Ghosts don't exist. They don't. End of. Story, however. It is haunting. Everything tells it.
It all starts when Petra and her little sister Patch hear a horrifying story from the past and find themselves making up a ghost. Is it imaginary? Is it real?
Then it all starts again thirty years later when Petra, now estranged from Patch, finds a phantom horse kicking the furniture to pieces in her bedroom. What to do? She phones her sister.

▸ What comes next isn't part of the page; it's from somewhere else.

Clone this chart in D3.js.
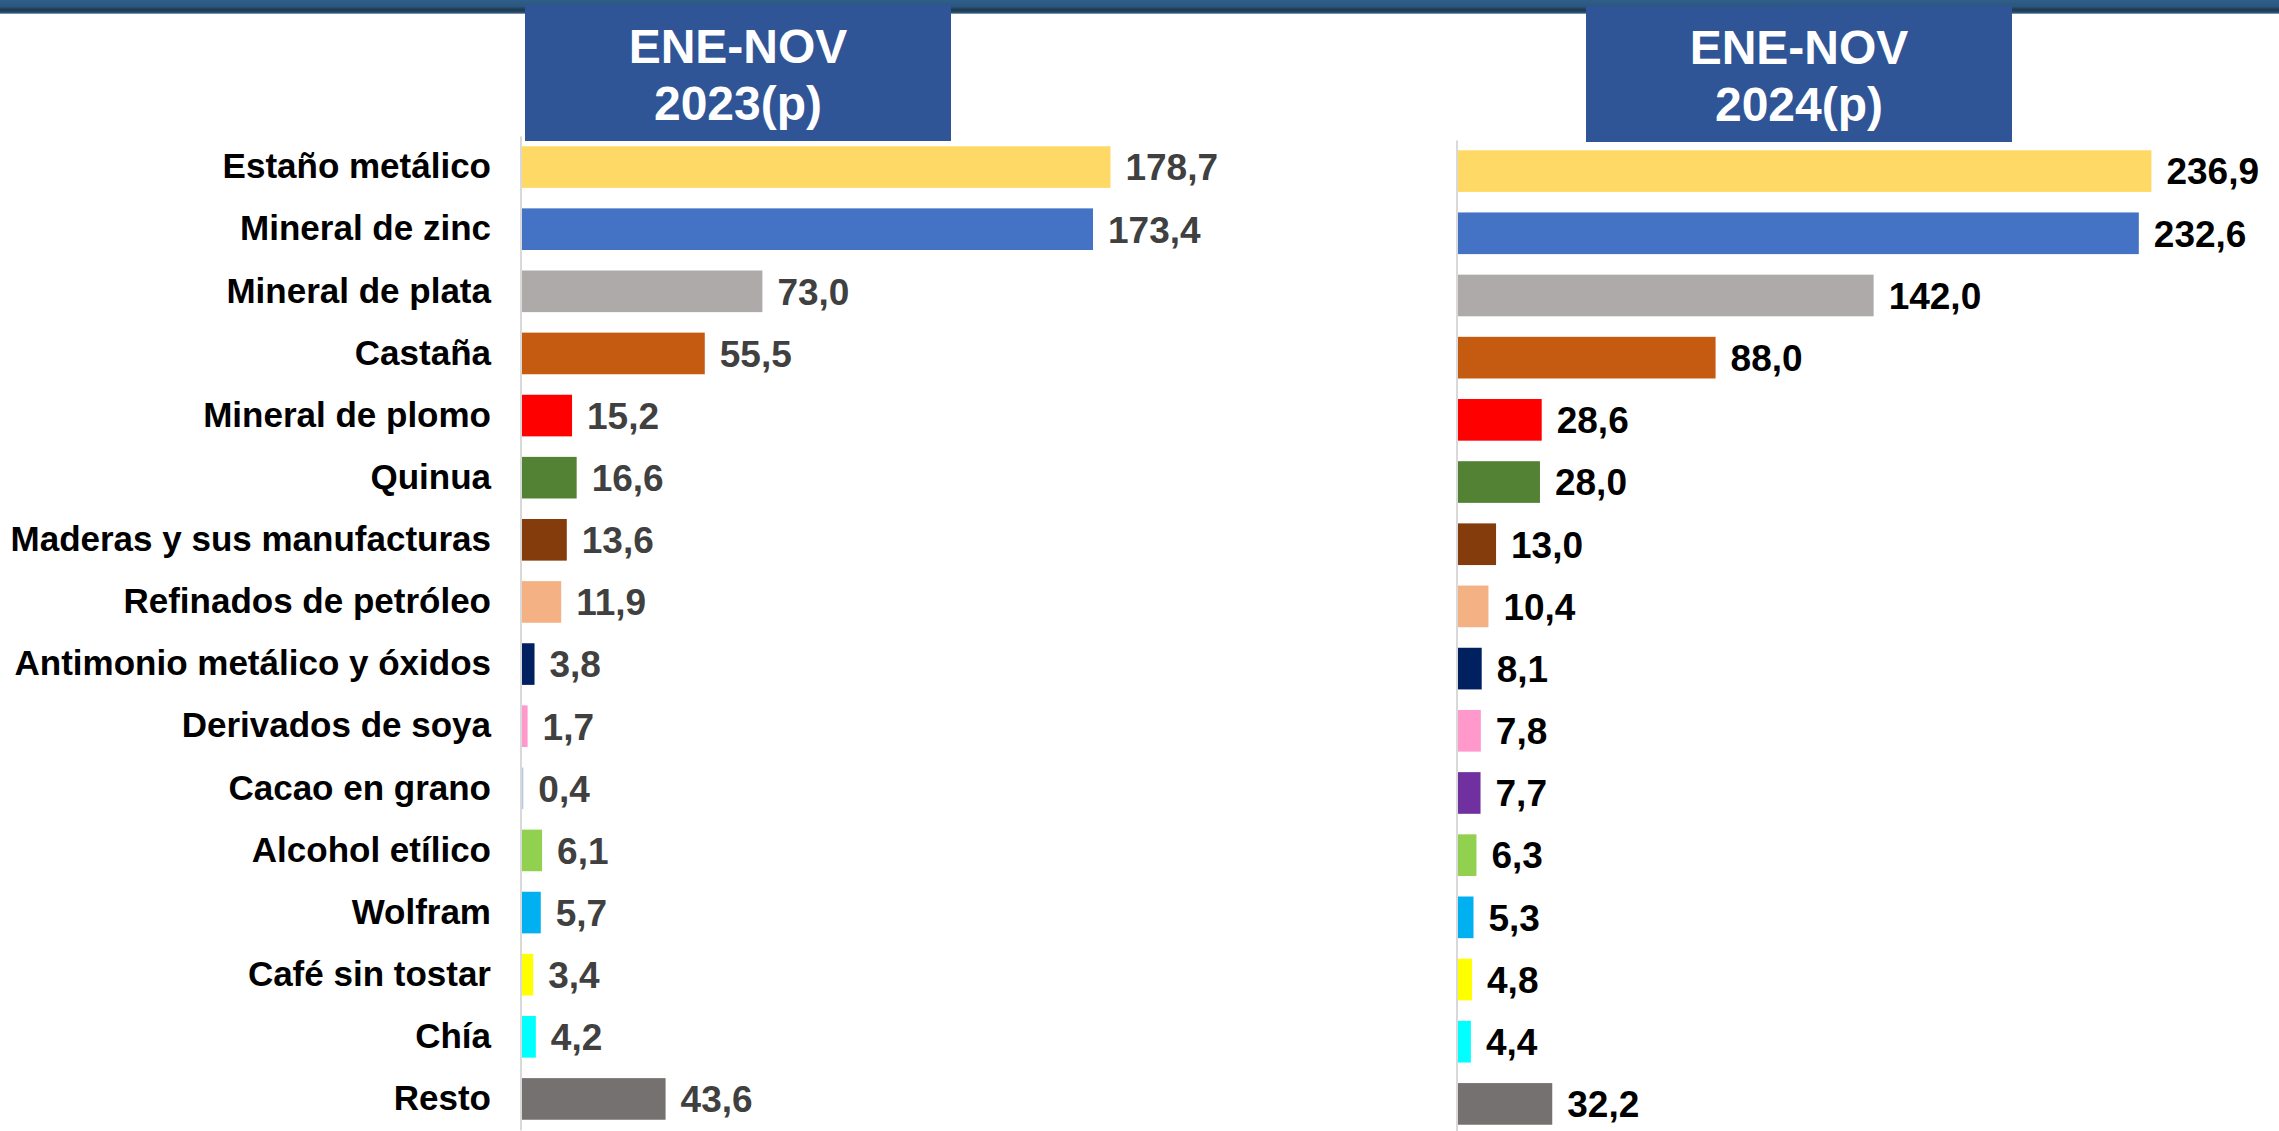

In a chiaroscuro dance through our increasingly antagonistic era, Glyph asks if we’re attending to the history that’s made us and to the history we’re making. A funny, warm and clear-eyed take on where we are now, Glyph is about what our imaginations are for and how, in a broken, brutal and divided time, we rekindle care, solidarity, resistance and openness.
This anti-war novel, Ali Smith’s most soulful, playful and vital yet, is a work of lightness that goes deep to counter the forces currently flattening the modern world.
Ali Smith is a writer, born in Inverness, Scotland, to working-class parents. She was raised in a council house in Inverness and now lives in Cambridge. She studied at Aberdeen, and then at Cambridge, for a Ph.D. that was never finished. In a 2004 interview with writing magazine Mslexia, she talked briefly about the difficulty of becoming ill with chronic fatigue syndrome for a year and how it forced her to give up her job as a lecturer at University of Strathclyde to focus on what she really wanted to do: writing. She has been with her partner Sarah Wood for 17 years and dedicates all her books to her.
Stunning! The best writing of children since Elena Ferrante's My Brilliant Friend and Yiyun Li's The Book of Goose. All about stories and storytelling, ghosts, sisters and memory. Loved!